◆ What needs to be done:
Leaving out every picture, copy the lines of the data exactly, from the first through the line containing "const chartRef = useRef<Chart".

◆ Dataset extract:
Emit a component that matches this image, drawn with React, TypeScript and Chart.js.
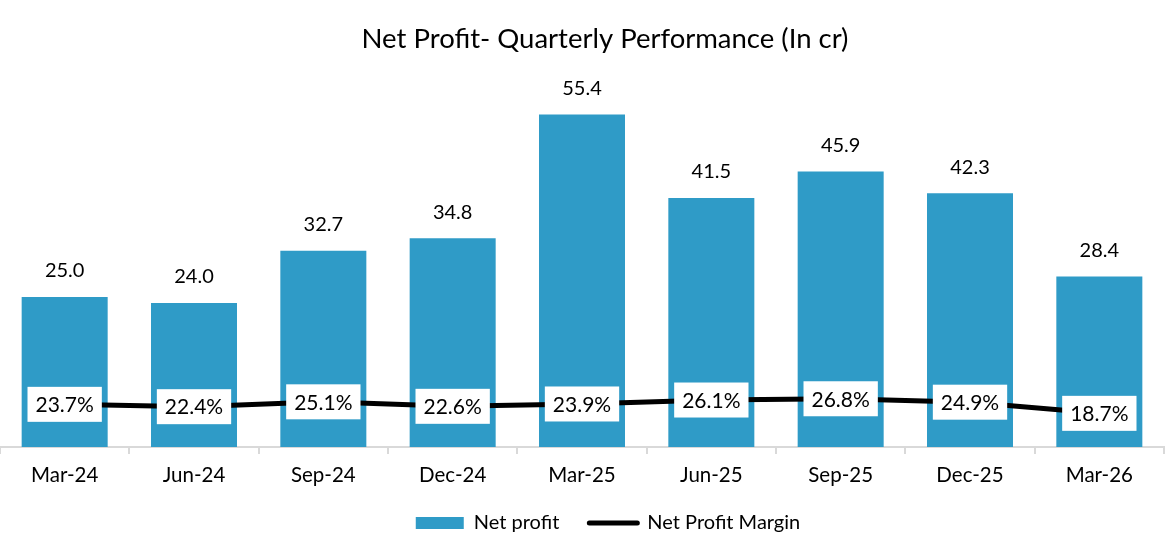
import { useEffect, useRef } from 'react';
import { Chart, registerables } from 'chart.js';

Chart.register(...registerables);

const QUARTERS = ['Mar-24', 'Jun-24', 'Sep-24', 'Dec-24', 'Mar-25', 'Jun-25', 'Sep-25', 'Dec-25', 'Mar-26'];
const NET_PROFIT = [25.0, 24.0, 32.7, 34.8, 55.4, 41.5, 45.9, 42.3, 28.4];
const NET_MARGIN = [23.7, 22.4, 25.1, 22.6, 23.9, 26.1, 26.8, 24.9, 18.7];

const BAR_COLOR = '#2F9BC7';
const FONT = 'Lato, "Open Sans", sans-serif';

// value labels: plain text above the bars, white boxes on the margin line
const valueLabels = {
  id: 'valueLabels',
  afterLayout(chart: any) {
    // title and legend sit a little right of centre in the original
    if (chart.titleBlock) {
      chart.titleBlock.left += 23;
      chart.titleBlock.right += 23;
    }
    if (chart.legend) {
      chart.legend.left += 26;
      chart.legend.right += 26;
      chart.legend.top -= 3;
      chart.legend.bottom -= 3;
    }
  },
  afterDatasetsDraw(chart: Chart) {
    const ctx = chart.ctx;
    ctx.save();
    ctx.textAlign = 'center';
    ctx.textBaseline = 'middle';

    const barMeta = chart.getDatasetMeta(1);
    ctx.font = `20px ${FONT}`;
    ctx.fillStyle = '#000';
    barMeta.data.forEach((el: any, i) => {
      ctx.fillText(NET_PROFIT[i].toFixed(1), el.x, el.y - 26);
    });

    const lineMeta = chart.getDatasetMeta(0);
    ctx.font = `21px ${FONT}`;
    lineMeta.data.forEach((el: any, i) => {
      const txt = NET_MARGIN[i].toFixed(1) + '%';
      const w = ctx.measureText(txt).width + 16;
      const h = 35;
      ctx.fillStyle = '#fff';
      ctx.fillRect(el.x - w / 2, el.y - h / 2, w, h);
      ctx.fillStyle = '#000';
      ctx.fillText(txt, el.x, el.y + 1);
    });
    ctx.restore();
  },
};

export default function App() {
  const canvasRef = useRef<HTMLCanvasElement>(null);
  const chartRef = useRef<Chart | null>(null);

  useEffect(() => {
    document.body.style.margin = '0';
    if (!canvasRef.current) return;
    if (chartRef.current) chartRef.current.destroy();

    chartRef.current = new Chart(canvasRef.current, {
      type: 'bar',
      data: {
        labels: QUARTERS,
        datasets: [
          {
            type: 'line',
            label: 'Net Profit Margin',
            data: NET_MARGIN,
            yAxisID: 'y1',
            borderColor: '#000',
            backgroundColor: '#000',
            borderWidth: 5,
            pointRadius: 0,
            tension: 0,
            order: 1,
          },
          {
            type: 'bar',
            label: 'Net profit',
            data: NET_PROFIT,
            yAxisID: 'y',
            backgroundColor: BAR_COLOR,
            categoryPercentage: 1,
            barPercentage: 0.665,
            order: 2,
          },
        ] as any,
      },
      options: {
        responsive: true,
        maintainAspectRatio: false,
        animation: false,
        layout: { padding: { left: 0, right: 9, top: 0, bottom: 1 } },
        scales: {
          x: {
            offset: true,
            afterFit: (scale: any) => { scale.height = 39; },
            grid: {
              offset: true,
              drawOnChartArea: false,
              tickLength: 7,
              color: '#d9d9d9',
              lineWidth: 2,
            },
            border: { display: true, color: '#d9d9d9', width: 2 },
            ticks: { color: '#000', padding: 9, font: { family: FONT, size: 20.5 } },
          },
          y: { display: false, min: 0, max: 60 },
          y1: { display: false, min: 0, max: 200, position: 'right' },
        },
        plugins: {
          title: {
            display: true,
            text: 'Net Profit- Quarterly Performance (In cr)',
            color: '#000',
            font: { family: FONT, size: 27.5, weight: 'normal' },
            padding: { top: 22.5, bottom: 31.5 },
          },
          legend: {
            position: 'bottom',
            labels: {
              usePointStyle: true,
              pointStyleWidth: 48,
              boxHeight: 12,
              padding: 30,
              color: '#000',
              font: { family: FONT, size: 20 },
              generateLabels: () => [
                {
                  text: 'Net profit',
                  fillStyle: BAR_COLOR,
                  strokeStyle: BAR_COLOR,
                  lineWidth: 0,
                  pointStyle: 'rect',
                  datasetIndex: 1,
                  hidden: false,
                },
                {
                  text: 'Net Profit Margin',
                  fillStyle: '#000',
                  strokeStyle: '#000',
                  lineWidth: 5,
                  lineCap: 'round',
                  pointStyle: 'line',
                  datasetIndex: 0,
                  hidden: false,
                },
              ] as any,
            },
          },
          tooltip: { enabled: false },
        },
      },
      plugins: [valueLabels],
    });

    return () => {
      if (chartRef.current) { chartRef.current.destroy(); chartRef.current = null; }
    };
  }, []);

  return (
    <div style={{ width: 1173, height: 547, position: 'relative', background: '#fff' }}>
      <canvas ref={canvasRef} />
    </div>
  );
}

◆ Written answer:
Emit a component that matches this image, drawn with React, TypeScript and Chart.js.
import { useEffect, useRef } from 'react';
import { Chart, registerables } from 'chart.js';

Chart.register(...registerables);

const QUARTERS = ['Mar-24', 'Jun-24', 'Sep-24', 'Dec-24', 'Mar-25', 'Jun-25', 'Sep-25', 'Dec-25', 'Mar-26'];
const NET_PROFIT = [25.0, 24.0, 32.7, 34.8, 55.4, 41.5, 45.9, 42.3, 28.4];
const NET_MARGIN = [23.7, 22.4, 25.1, 22.6, 23.9, 26.1, 26.8, 24.9, 18.7];

const BAR_COLOR = '#2F9BC7';
const FONT = 'Lato, "Open Sans", sans-serif';

// value labels: plain text above the bars, white boxes on the margin line
const valueLabels = {
  id: 'valueLabels',
  afterLayout(chart: any) {
    // title and legend sit a little right of centre in the original
    if (chart.titleBlock) {
      chart.titleBlock.left += 23;
      chart.titleBlock.right += 23;
    }
    if (chart.legend) {
      chart.legend.left += 26;
      chart.legend.right += 26;
      chart.legend.top -= 3;
      chart.legend.bottom -= 3;
    }
  },
  afterDatasetsDraw(chart: Chart) {
    const ctx = chart.ctx;
    ctx.save();
    ctx.textAlign = 'center';
    ctx.textBaseline = 'middle';

    const barMeta = chart.getDatasetMeta(1);
    ctx.font = `20px ${FONT}`;
    ctx.fillStyle = '#000';
    barMeta.data.forEach((el: any, i) => {
      ctx.fillText(NET_PROFIT[i].toFixed(1), el.x, el.y - 26);
    });

    const lineMeta = chart.getDatasetMeta(0);
    ctx.font = `21px ${FONT}`;
    lineMeta.data.forEach((el: any, i) => {
      const txt = NET_MARGIN[i].toFixed(1) + '%';
      const w = ctx.measureText(txt).width + 16;
      const h = 35;
      ctx.fillStyle = '#fff';
      ctx.fillRect(el.x - w / 2, el.y - h / 2, w, h);
      ctx.fillStyle = '#000';
      ctx.fillText(txt, el.x, el.y + 1);
    });
    ctx.restore();
  },
};

export default function App() {
  const canvasRef = useRef<HTMLCanvasElement>(null);
  const chartRef = useRef<Chart | null>(null);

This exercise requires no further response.